Que le Venezuela passe par de graves problèmes à la limite du jeu démocratique est évident. Mais que dire d’un président (Temer au Brésil) dont une bonne partie des ministres ont dû démissionner pour corruption, d’un autre (Macri en Argentine) qui apparait dans les Panama Papers et qui gouverne par décrets dont plusieurs ont été annulés par la Justice, et d’un troisième (Cartes au Paraguay) qui emprisonne des petits paysans au profit de grands propriétaires terriens (voir notre article de juillet sur le massacre de Curuguaty) ?
Comme va le dicton : on voit la paille dans l’œil du voisin mais pas la poutre dans le sien… Qui peut parler de démocratie dans ce contexte ? Seul l’Uruguay semble sortir indemne de cet imbroglio…
Le véritable enjeu : quitter le Mercosur pour passer à l’Alliance du Pacifique
Si les opposants au Venezuela semblent choisir l’affrontement, l’enjeu réel va bien au-delà de ce différent normatif… Les élections au Paraguay et en Argentine ont mené au pouvoir des gouvernements très favorables au néolibéralisme et pourraient bien être suivis par le Brésil du président intérimaire Michel Temer, qui sera sans doute confirmé dans son poste si la présidente Dilma Rousseff était destituée fin août.
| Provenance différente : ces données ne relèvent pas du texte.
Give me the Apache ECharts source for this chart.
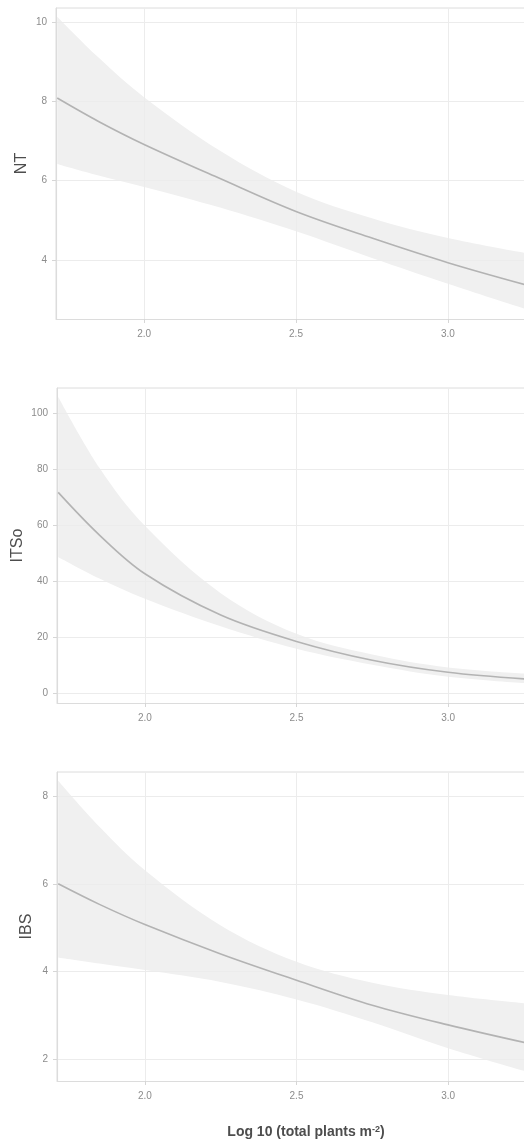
<!DOCTYPE html>
<html>
<head>
<meta charset="utf-8">
<script src="https://cdn.jsdelivr.net/npm/echarts@6/dist/echarts.min.js"></script>
<style>
html,body{margin:0;padding:0;background:#fff;}
#c{width:524px;height:1142px;}
</style>
</head>
<body>
<div id="c"></div>
<script>
// x positions (log10 total plants m-2)
const xs = [1.714, 1.85, 2.0, 2.25, 2.5, 2.75, 3.0, 3.257];
const xTicks = [2.0, 2.5, 3.0];

// NT panel
const ntFit = [8.08, 7.49, 6.91, 6.05, 5.22, 4.55, 3.93, 3.37];
const ntLo  = [6.42, 6.13, 5.84, 5.32, 4.72, 4.05, 3.40, 2.76];
const ntHi  = [10.13, 9.10, 8.10, 6.75, 5.72, 5.05, 4.55, 4.17];
const ntTicks = [4, 6, 8, 10];

// ITSo panel
const itFit = [71.7, 56.5, 42.7, 28.0, 18.6, 11.9, 7.6, 5.2];
const itLo  = [48.7, 41.0, 33.8, 24.0, 16.0, 10.3, 6.0, 3.7];
const itHi  = [105.8, 80.5, 59.8, 35.8, 21.3, 13.9, 9.3, 7.1];
const itTicks = [0, 20, 40, 60, 80, 100];

// IBS panel
const ibFit = [6.00, 5.53, 5.07, 4.40, 3.80, 3.23, 2.78, 2.37];
const ibLo  = [4.32, 4.18, 4.03, 3.76, 3.36, 2.84, 2.25, 1.72];
const ibHi  = [8.35, 7.30, 6.31, 5.05, 4.22, 3.74, 3.46, 3.27];
const ibTicks = [2, 4, 6, 8];

const panels = [
  {name:'NT', fit:ntFit, lo:ntLo, hi:ntHi, ticks:ntTicks, min:2.51, max:10.35, left:56, top:8, height:311, gap:26.5},
  {name:'ITSo', fit:itFit, lo:itLo, hi:itHi, ticks:itTicks, min:-3.35, max:108.9, left:57, top:388, height:315, gap:31.5},
  {name:'IBS', fit:ibFit, lo:ibLo, hi:ibHi, ticks:ibTicks, min:1.5, max:8.55, left:57, top:772, height:309, gap:22}
];

const grid = [], xAxis = [], yAxis = [], series = [];
const tickColor = '#d6d6d6';
const labelColor = '#8c8c8c';
const font = 'Liberation Sans, Arial';
panels.forEach((p, i) => {
  grid.push({left:p.left, top:p.top, width:525 - p.left + 1, height:p.height, show:true,
    outerBoundsMode:'none', containLabel:false,
    borderColor:'#dcdcdc', borderWidth:1, backgroundColor:'transparent'});
  xAxis.push({type:'value', gridIndex:i, min:1.71, max:3.257, z:3,
    axisLine:{show:true, onZero:false, lineStyle:{color:'#dcdcdc'}},
    axisTick:{show:true, length:4, lineStyle:{color:tickColor}, customValues:xTicks},
    axisLabel:{color:labelColor, fontSize:10, fontFamily:font, margin:10,
      customValues:xTicks, formatter:v => v.toFixed(1)},
    splitLine:{show:true, lineStyle:{color:'#ececec', width:1}}
  });
  yAxis.push({type:'value', gridIndex:i, min:p.min, max:p.max, z:3,
    name:p.name, nameLocation:'middle', nameGap:p.gap, nameRotate:90, nameMoveOverlap:false,
    nameTextStyle:{color:'#4d4d4d', fontSize:16, fontFamily:font},
    axisLine:{show:true, onZero:false, lineStyle:{color:'#dcdcdc'}},
    axisTick:{show:true, length:4, lineStyle:{color:tickColor}, customValues:p.ticks},
    axisLabel:{color:labelColor, fontSize:10, fontFamily:font, margin:9,
      customValues:p.ticks},
    splitLine:{show:true, lineStyle:{color:'#ececec', width:1}}
  });
  const lo = xs.map((x, k) => [x, p.lo[k]]);
  const hi = xs.map((x, k) => [x, p.hi[k]]);
  const fit = xs.map((x, k) => [x, p.fit[k]]);
  // ribbon: upper edge filled down to the axis, then covered below the lower edge
  series.push({type:'line', xAxisIndex:i, yAxisIndex:i, data:hi, smooth:0.35,
    symbol:'none', lineStyle:{width:0, opacity:0},
    areaStyle:{color:'#f0f0f0', opacity:1, origin:'start'}, silent:true, z:1});
  series.push({type:'line', xAxisIndex:i, yAxisIndex:i, data:lo, smooth:0.35,
    symbol:'none', lineStyle:{width:0, opacity:0},
    areaStyle:{color:'#ffffff', opacity:1, origin:'start'}, silent:true, z:2});
  series.push({type:'line', xAxisIndex:i, yAxisIndex:i, data:fit, smooth:0.35,
    symbol:'none', lineStyle:{color:'#b3b3b3', width:1.6}, z:5});
});

const chart = echarts.init(document.getElementById('c'), null, {renderer:'canvas'});
chart.setOption({
  animation:false,
  backgroundColor:'#ffffff',
  title:{
    text:'{a|Log 10 (total plants m}{s|-2}{a|)}',
    left:301, top:1120, textAlign:'center',
    textStyle:{rich:{
      a:{fontSize:14, fontWeight:'bold', color:'#4d4d4d', fontFamily:font},
      s:{fontSize:9, fontWeight:'bold', color:'#4d4d4d', fontFamily:font, verticalAlign:'top', padding:[0,0,6,0]}
    }}
  },
  grid, xAxis, yAxis, series
});
</script>
</body>
</html>
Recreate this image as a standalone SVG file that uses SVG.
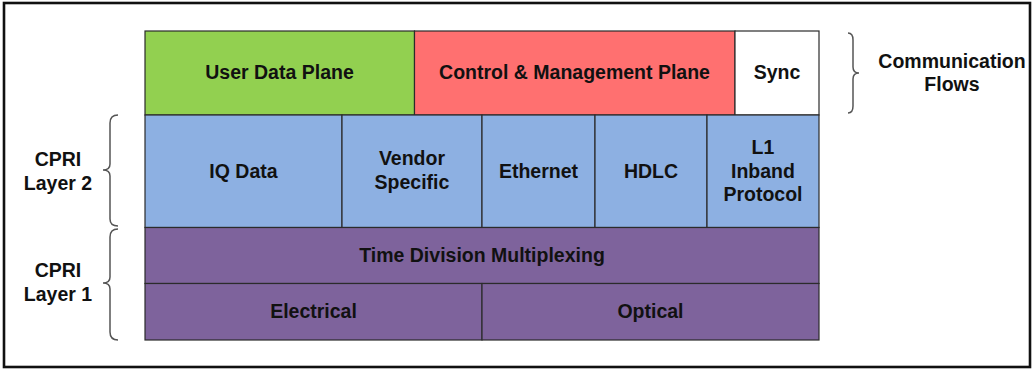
<svg xmlns="http://www.w3.org/2000/svg" width="1032" height="369" viewBox="0 0 1032 369">
<style>
.box{stroke:#2b2b2b;stroke-width:1.2}
.g{fill:#92D050}.r{fill:#FF7070}.w{fill:#FFFFFF}.b{fill:#8DB0E2}.p{fill:#7E639C}
text{font-family:"Liberation Sans",Arial,sans-serif;font-weight:bold;font-size:19.5px;fill:#111;text-anchor:middle}
.brace{fill:none;stroke:#555;stroke-width:1.5}
</style>
<rect x="0" y="0" width="1032" height="369" fill="#fff"/>
<rect x="4" y="3" width="1026" height="364" fill="#fff" stroke="#111" stroke-width="2.6"/>
<g id="user-data-plane"><rect class="box g" x="145" y="31" width="269.5" height="84"/><text x="279.5" y="79">User Data Plane</text></g>
<g id="control-management-plane"><rect class="box r" x="414.5" y="31" width="320.5" height="84"/><text x="574.5" y="79">Control &amp; Management Plane</text></g>
<g id="sync"><rect class="box w" x="735" y="31" width="84" height="84"/><text x="777" y="79">Sync</text></g>
<g id="iq-data"><rect class="box b" x="145" y="115" width="197" height="112.5"/><text x="243.5" y="177.5">IQ Data</text></g>
<g id="vendor-specific"><rect class="box b" x="342" y="115" width="140" height="112.5"/><text x="412" y="165">Vendor</text><text x="412" y="188.5">Specific</text></g>
<g id="ethernet"><rect class="box b" x="482" y="115" width="113" height="112.5"/><text x="538.5" y="177.5">Ethernet</text></g>
<g id="hdlc"><rect class="box b" x="595" y="115" width="112" height="112.5"/><text x="651" y="177.5">HDLC</text></g>
<g id="l1-inband"><rect class="box b" x="707" y="115" width="112" height="112.5"/><text x="763" y="154">L1</text><text x="763" y="177.5">Inband</text><text x="763" y="201">Protocol</text></g>
<g id="tdm"><rect class="box p" x="145" y="227.5" width="674" height="56"/><text x="482" y="261.5">Time Division Multiplexing</text></g>
<g id="electrical"><rect class="box p" x="145" y="283.5" width="337" height="56.5"/><text x="313.5" y="317.5">Electrical</text></g>
<g id="optical"><rect class="box p" x="482" y="283.5" width="337" height="56.5"/><text x="650.5" y="317.5">Optical</text></g>
<g id="communication-flows"><text x="952" y="68">Communication</text><text x="952" y="91">Flows</text></g>
<g id="cpri-layer2"><text x="58" y="166">CPRI</text><text x="58" y="189.5">Layer 2</text></g>
<g id="cpri-layer1"><text x="58" y="276.5">CPRI</text><text x="58" y="300.5">Layer 1</text></g>
<g id="connectors">
<path class="brace" d="M848,33 Q853,33 853,40 L853,67 Q853,73 859,73 Q853,73 853,79 L853,106 Q853,113 848,113"/>
<path class="brace" d="M118,115 Q110,115 110,123 L110,164 Q110,170 103,170 Q110,170 110,176 L110,219 Q110,226 118,226"/>
<path class="brace" d="M118,229 Q110,229 110,237 L110,277 Q110,283 103,283 Q110,283 110,289 L110,332 Q110,340 118,340"/>
</g>
</svg>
Pour le politologue de l’Université de Buenos Aires, Juan Manuel Karg, “la finalité du tandem Loizaga-Serra [les ministres des Affaires étrangères des deux pays] est le réalignement conservateur du continent et la congélation du fonctionnement quotidien du Mercosur”. En effet, ces deux pays (plus l’Argentine depuis le début 2016) montrent clairement une préférence pour une entrée à l’Alliance du Pacifique et au Traité transpacifique, deux instances néolibérales promues par les Etats-Unis. José Serra est clair : “Nous devons améliorer l’intégration économique et le libre commerce… Nous ne pouvons pas rester attachés à une situation absurde d’un pays qui n’est pas une démocratie”. Or, les règles du Mercosur ne permettent pas une double alliance. Il faut donc soit quitter le Mercosur, soit le détruire. Les graves difficultés politiques, sociales et économiques que rencontre le président Maduro au Venezuela viennent à point nommé.
Jac FORTON
(1) Voir le SITE du Mercosur. (2) “Les Archives de la terreur”, des milliers de documents sur le Plan Condor, furent découverts à Asuncion en 1992 par le militant des droits humains Martin Almada et le juge José Agustin Fernandez. (3) Voir l’article du sociologue et chercheur de l’Observatoire en communication et démocratie Alvaro Verzi Rangel publié par ALAI le 1er août 2016. SITE . (4) Dans une interview au journal argentin Página12 du 14 août 2016.